- Description of the task
The lines from the top of the material through the line with "const mainYTitle = 'Caudal (m³/s)';" are to be set down exactly. Leave the pictures out.

- Recorded information
(begin)
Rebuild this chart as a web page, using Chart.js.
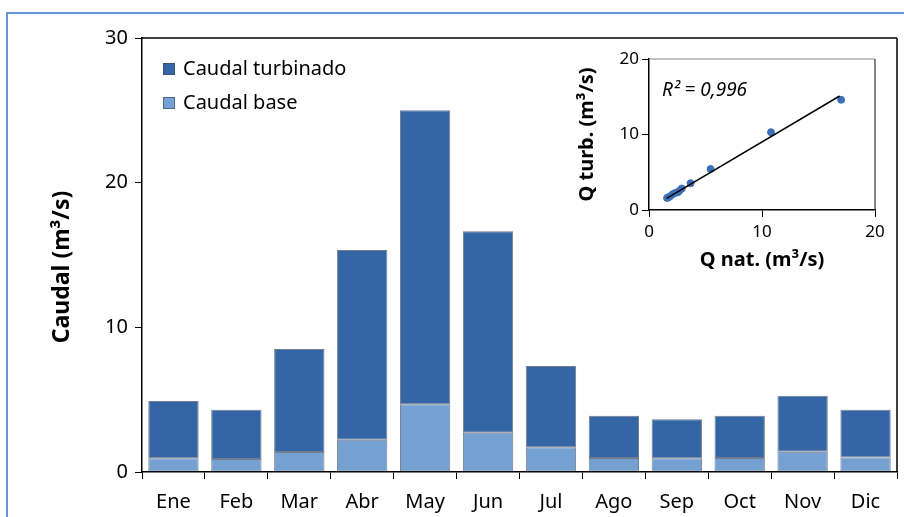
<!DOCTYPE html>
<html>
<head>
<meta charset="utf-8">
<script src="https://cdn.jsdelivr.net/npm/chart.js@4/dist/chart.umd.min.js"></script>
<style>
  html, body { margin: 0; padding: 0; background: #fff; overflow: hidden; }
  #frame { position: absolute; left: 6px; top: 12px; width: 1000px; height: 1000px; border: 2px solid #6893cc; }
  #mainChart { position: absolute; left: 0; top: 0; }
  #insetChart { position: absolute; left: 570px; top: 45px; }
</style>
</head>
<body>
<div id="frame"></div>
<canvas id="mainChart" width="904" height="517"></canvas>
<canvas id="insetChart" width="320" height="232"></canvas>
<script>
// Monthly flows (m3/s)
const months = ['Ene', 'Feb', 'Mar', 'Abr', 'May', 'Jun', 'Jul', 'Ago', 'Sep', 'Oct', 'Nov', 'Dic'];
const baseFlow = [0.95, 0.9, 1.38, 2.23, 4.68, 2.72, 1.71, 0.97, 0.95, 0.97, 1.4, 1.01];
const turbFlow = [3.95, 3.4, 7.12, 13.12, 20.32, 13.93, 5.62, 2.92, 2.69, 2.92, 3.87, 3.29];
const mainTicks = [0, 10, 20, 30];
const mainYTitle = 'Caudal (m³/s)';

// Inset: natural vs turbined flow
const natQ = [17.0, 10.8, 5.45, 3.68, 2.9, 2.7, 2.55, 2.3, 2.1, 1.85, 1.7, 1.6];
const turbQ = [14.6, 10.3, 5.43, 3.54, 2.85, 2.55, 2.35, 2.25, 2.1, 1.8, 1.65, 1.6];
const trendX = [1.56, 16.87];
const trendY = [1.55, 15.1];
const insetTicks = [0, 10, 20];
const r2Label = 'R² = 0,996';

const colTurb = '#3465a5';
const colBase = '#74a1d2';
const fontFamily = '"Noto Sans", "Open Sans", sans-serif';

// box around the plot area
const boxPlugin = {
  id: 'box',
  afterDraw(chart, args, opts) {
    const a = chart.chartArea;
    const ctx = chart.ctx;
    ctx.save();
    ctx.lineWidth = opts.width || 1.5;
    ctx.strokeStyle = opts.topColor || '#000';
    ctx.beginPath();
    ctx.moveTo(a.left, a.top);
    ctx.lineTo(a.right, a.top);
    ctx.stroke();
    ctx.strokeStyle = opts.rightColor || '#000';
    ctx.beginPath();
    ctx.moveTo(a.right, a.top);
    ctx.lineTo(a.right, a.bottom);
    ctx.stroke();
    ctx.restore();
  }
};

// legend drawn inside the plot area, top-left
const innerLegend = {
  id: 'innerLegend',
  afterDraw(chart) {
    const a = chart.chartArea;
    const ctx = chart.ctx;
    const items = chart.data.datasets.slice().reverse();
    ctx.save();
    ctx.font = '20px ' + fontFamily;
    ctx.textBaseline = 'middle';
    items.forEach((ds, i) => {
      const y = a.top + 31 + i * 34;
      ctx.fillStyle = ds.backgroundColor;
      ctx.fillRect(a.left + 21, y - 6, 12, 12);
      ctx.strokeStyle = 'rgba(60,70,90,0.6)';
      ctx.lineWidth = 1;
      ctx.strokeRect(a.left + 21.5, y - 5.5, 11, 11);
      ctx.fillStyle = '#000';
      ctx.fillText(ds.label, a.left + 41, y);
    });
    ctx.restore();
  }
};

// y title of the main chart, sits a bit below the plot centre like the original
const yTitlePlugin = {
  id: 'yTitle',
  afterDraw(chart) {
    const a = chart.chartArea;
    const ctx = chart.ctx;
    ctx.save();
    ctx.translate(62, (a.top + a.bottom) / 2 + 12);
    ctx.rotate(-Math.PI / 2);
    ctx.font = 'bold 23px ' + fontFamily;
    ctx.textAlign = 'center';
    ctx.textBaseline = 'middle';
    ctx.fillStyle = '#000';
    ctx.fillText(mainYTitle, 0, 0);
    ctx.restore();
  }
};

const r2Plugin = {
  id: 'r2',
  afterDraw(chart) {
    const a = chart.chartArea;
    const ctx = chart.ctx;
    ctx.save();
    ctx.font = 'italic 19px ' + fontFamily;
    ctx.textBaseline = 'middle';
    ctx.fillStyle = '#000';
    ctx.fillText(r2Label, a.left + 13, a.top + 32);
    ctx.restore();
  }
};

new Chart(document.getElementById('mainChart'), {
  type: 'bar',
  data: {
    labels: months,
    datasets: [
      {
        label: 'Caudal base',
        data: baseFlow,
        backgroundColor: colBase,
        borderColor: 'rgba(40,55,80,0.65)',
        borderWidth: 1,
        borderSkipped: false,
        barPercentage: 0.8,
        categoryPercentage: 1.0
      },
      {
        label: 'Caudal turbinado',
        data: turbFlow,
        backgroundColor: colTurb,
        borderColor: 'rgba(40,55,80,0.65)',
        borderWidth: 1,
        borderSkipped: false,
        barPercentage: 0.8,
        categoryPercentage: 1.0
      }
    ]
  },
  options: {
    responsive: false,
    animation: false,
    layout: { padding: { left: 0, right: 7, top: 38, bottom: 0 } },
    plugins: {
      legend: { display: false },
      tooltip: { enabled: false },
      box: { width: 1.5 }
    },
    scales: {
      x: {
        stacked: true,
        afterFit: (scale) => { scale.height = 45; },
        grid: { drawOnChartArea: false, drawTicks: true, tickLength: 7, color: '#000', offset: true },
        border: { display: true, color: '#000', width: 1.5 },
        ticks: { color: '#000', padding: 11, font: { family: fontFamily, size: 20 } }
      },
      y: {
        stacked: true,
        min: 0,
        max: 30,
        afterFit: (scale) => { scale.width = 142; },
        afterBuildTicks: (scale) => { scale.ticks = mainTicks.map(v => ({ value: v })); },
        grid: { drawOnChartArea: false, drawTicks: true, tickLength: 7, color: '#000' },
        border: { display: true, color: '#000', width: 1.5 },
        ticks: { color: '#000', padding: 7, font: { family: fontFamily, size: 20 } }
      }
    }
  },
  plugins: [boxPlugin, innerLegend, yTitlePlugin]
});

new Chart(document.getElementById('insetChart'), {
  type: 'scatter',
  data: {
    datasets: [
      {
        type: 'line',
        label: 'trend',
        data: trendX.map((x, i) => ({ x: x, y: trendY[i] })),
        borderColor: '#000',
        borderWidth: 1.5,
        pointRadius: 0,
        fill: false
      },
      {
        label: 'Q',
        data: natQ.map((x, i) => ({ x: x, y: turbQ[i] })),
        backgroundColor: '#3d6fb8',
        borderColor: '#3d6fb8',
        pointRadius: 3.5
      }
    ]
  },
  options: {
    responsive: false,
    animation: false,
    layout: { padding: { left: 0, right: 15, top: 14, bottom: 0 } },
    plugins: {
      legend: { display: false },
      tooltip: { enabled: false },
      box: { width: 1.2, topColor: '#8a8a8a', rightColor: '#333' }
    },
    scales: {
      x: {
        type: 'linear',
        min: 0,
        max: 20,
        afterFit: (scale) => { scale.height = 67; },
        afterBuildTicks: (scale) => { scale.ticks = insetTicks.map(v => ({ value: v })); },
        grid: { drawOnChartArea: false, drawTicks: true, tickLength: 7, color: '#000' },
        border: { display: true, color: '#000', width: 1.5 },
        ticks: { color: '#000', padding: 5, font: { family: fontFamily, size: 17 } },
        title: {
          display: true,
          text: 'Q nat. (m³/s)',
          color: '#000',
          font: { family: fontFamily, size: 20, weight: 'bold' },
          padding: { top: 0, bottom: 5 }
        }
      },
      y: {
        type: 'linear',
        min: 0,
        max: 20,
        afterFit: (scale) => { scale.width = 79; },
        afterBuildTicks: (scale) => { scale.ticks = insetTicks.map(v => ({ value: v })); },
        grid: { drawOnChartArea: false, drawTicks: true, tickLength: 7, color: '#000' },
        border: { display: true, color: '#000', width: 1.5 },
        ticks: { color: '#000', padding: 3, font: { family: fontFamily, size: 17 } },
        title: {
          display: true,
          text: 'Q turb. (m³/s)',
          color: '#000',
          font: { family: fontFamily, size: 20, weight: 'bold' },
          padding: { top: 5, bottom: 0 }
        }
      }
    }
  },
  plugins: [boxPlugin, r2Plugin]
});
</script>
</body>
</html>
(end)
- Exercise solution
Rebuild this chart as a web page, using Chart.js.
<!DOCTYPE html>
<html>
<head>
<meta charset="utf-8">
<script src="https://cdn.jsdelivr.net/npm/chart.js@4/dist/chart.umd.min.js"></script>
<style>
  html, body { margin: 0; padding: 0; background: #fff; overflow: hidden; }
  #frame { position: absolute; left: 6px; top: 12px; width: 1000px; height: 1000px; border: 2px solid #6893cc; }
  #mainChart { position: absolute; left: 0; top: 0; }
  #insetChart { position: absolute; left: 570px; top: 45px; }
</style>
</head>
<body>
<div id="frame"></div>
<canvas id="mainChart" width="904" height="517"></canvas>
<canvas id="insetChart" width="320" height="232"></canvas>
<script>
// Monthly flows (m3/s)
const months = ['Ene', 'Feb', 'Mar', 'Abr', 'May', 'Jun', 'Jul', 'Ago', 'Sep', 'Oct', 'Nov', 'Dic'];
const baseFlow = [0.95, 0.9, 1.38, 2.23, 4.68, 2.72, 1.71, 0.97, 0.95, 0.97, 1.4, 1.01];
const turbFlow = [3.95, 3.4, 7.12, 13.12, 20.32, 13.93, 5.62, 2.92, 2.69, 2.92, 3.87, 3.29];
const mainTicks = [0, 10, 20, 30];
const mainYTitle = 'Caudal (m³/s)';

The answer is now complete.